Can you explain this using a visual aid, like a pie chart?
Imagine a pie cut into three equal slices (representing thirds). Now imagine another pie cut into four equal slices (representing quarters). If you take one slice (1/3) from the first pie and try to cover it with slices from the second pie, you’ll find that one quarter-slice (1/4) fits completely.
However, the quarter-slice doesn’t fully cover the one-third slice. To completely cover the one-third slice, you would need one whole quarter-slice and then one-third of another quarter-slice. This visual representation helps solidify the concept that there are 1 and 1/3 quarters in a third.
How is knowing the number of quarters in a third useful in real life?
Understanding fractions and their relationships, like knowing how many quarters are in a third, is essential for various practical applications. This knowledge is useful in cooking when scaling recipes (adjusting ingredient amounts), in construction when measuring materials, and in personal finance when calculating proportions and budgets.
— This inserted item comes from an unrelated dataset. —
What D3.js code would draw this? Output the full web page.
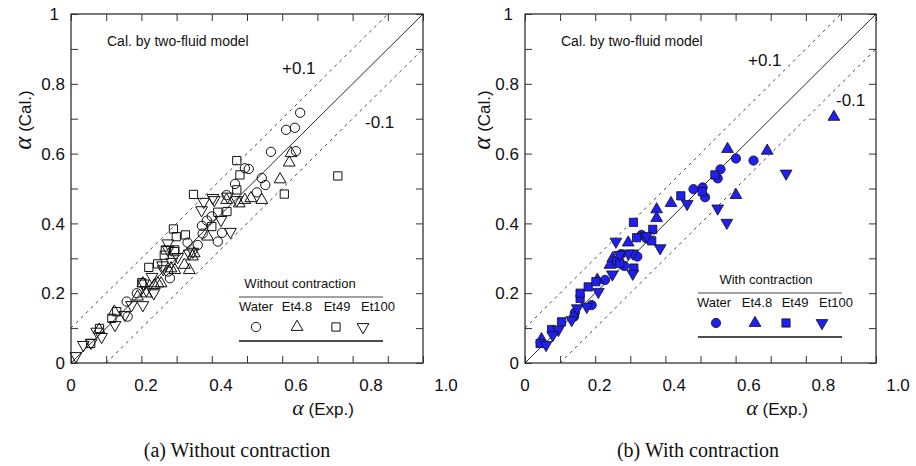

For example, if a recipe calls for 1/3 cup of an ingredient, and you only have a 1/4 cup measuring cup, you know you need to use one full 1/4 cup and then about one-third of another 1/4 cup to approximate the required amount. This understanding promotes precision and accuracy in everyday tasks, saving time and resources.
Is there a decimal equivalent to “1 and 1/3 quarters in a third”?
Yes, there is a decimal equivalent. We know that 1/3 is approximately equal to 0.333. Therefore, the question “How many quarters are in a third?” is the same as asking “How many 0.25s (quarters) are in 0.333 (a third)?”. We found mathematically that 1/3 divided by 1/4 equals 4/3.
Converting 4/3 to a decimal, we get approximately 1.333. This confirms that one-third contains one whole quarter (0.25) plus approximately one-third of another quarter (0.083), resulting in the decimal representation of 1.333 quarters. This decimal representation provides another way to understand and work with the relationship between quarters and thirds.